> [Short problem]:
Please restate, exactly as written, the lines running from the beginning of the material through the line that has "(fb) -- (sum.-52);" in it.

> [Available data]:
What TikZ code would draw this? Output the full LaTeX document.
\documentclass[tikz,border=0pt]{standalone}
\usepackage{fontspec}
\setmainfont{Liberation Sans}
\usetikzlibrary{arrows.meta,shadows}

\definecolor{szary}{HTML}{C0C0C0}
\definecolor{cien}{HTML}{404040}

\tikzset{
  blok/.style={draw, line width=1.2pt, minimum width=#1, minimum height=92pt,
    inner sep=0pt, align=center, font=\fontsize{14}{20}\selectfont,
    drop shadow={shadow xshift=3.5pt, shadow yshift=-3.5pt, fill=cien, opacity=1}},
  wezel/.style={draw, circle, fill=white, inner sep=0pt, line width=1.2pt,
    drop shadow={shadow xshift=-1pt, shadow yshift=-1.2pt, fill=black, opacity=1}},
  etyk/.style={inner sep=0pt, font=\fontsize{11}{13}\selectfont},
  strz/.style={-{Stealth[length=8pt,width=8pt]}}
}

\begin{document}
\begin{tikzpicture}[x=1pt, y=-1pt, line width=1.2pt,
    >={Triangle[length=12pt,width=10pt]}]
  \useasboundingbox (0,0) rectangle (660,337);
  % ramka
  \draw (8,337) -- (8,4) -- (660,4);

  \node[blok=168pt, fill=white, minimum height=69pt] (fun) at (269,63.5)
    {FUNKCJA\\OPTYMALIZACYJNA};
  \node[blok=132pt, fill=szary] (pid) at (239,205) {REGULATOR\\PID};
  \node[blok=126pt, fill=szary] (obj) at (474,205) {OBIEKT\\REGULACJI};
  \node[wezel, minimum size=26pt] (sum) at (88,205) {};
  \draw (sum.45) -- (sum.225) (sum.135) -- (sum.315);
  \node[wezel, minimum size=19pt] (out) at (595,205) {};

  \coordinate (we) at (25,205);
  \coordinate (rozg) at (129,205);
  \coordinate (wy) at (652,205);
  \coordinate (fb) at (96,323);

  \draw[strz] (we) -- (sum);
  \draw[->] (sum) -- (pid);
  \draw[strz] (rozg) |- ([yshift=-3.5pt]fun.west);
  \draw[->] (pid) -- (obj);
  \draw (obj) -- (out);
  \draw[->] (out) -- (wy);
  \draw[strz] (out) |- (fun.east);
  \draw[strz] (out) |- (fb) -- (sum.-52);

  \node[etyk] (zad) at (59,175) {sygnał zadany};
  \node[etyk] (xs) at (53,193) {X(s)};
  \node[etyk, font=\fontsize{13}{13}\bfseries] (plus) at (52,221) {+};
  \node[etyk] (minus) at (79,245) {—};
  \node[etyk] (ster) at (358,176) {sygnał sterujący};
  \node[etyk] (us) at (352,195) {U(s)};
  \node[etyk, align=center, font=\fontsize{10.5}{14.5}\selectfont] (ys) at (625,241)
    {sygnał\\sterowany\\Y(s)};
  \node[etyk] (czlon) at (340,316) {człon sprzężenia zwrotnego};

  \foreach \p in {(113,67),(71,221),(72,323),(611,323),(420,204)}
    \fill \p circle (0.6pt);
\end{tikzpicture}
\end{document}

> [Written response]:
What TikZ code would draw this? Output the full LaTeX document.
\documentclass[tikz,border=0pt]{standalone}
\usepackage{fontspec}
\setmainfont{Liberation Sans}
\usetikzlibrary{arrows.meta,shadows}

\definecolor{szary}{HTML}{C0C0C0}
\definecolor{cien}{HTML}{404040}

\tikzset{
  blok/.style={draw, line width=1.2pt, minimum width=#1, minimum height=92pt,
    inner sep=0pt, align=center, font=\fontsize{14}{20}\selectfont,
    drop shadow={shadow xshift=3.5pt, shadow yshift=-3.5pt, fill=cien, opacity=1}},
  wezel/.style={draw, circle, fill=white, inner sep=0pt, line width=1.2pt,
    drop shadow={shadow xshift=-1pt, shadow yshift=-1.2pt, fill=black, opacity=1}},
  etyk/.style={inner sep=0pt, font=\fontsize{11}{13}\selectfont},
  strz/.style={-{Stealth[length=8pt,width=8pt]}}
}

\begin{document}
\begin{tikzpicture}[x=1pt, y=-1pt, line width=1.2pt,
    >={Triangle[length=12pt,width=10pt]}]
  \useasboundingbox (0,0) rectangle (660,337);
  % ramka
  \draw (8,337) -- (8,4) -- (660,4);

  \node[blok=168pt, fill=white, minimum height=69pt] (fun) at (269,63.5)
    {FUNKCJA\\OPTYMALIZACYJNA};
  \node[blok=132pt, fill=szary] (pid) at (239,205) {REGULATOR\\PID};
  \node[blok=126pt, fill=szary] (obj) at (474,205) {OBIEKT\\REGULACJI};
  \node[wezel, minimum size=26pt] (sum) at (88,205) {};
  \draw (sum.45) -- (sum.225) (sum.135) -- (sum.315);
  \node[wezel, minimum size=19pt] (out) at (595,205) {};

  \coordinate (we) at (25,205);
  \coordinate (rozg) at (129,205);
  \coordinate (wy) at (652,205);
  \coordinate (fb) at (96,323);

  \draw[strz] (we) -- (sum);
  \draw[->] (sum) -- (pid);
  \draw[strz] (rozg) |- ([yshift=-3.5pt]fun.west);
  \draw[->] (pid) -- (obj);
  \draw (obj) -- (out);
  \draw[->] (out) -- (wy);
  \draw[strz] (out) |- (fun.east);
  \draw[strz] (out) |- (fb) -- (sum.-52);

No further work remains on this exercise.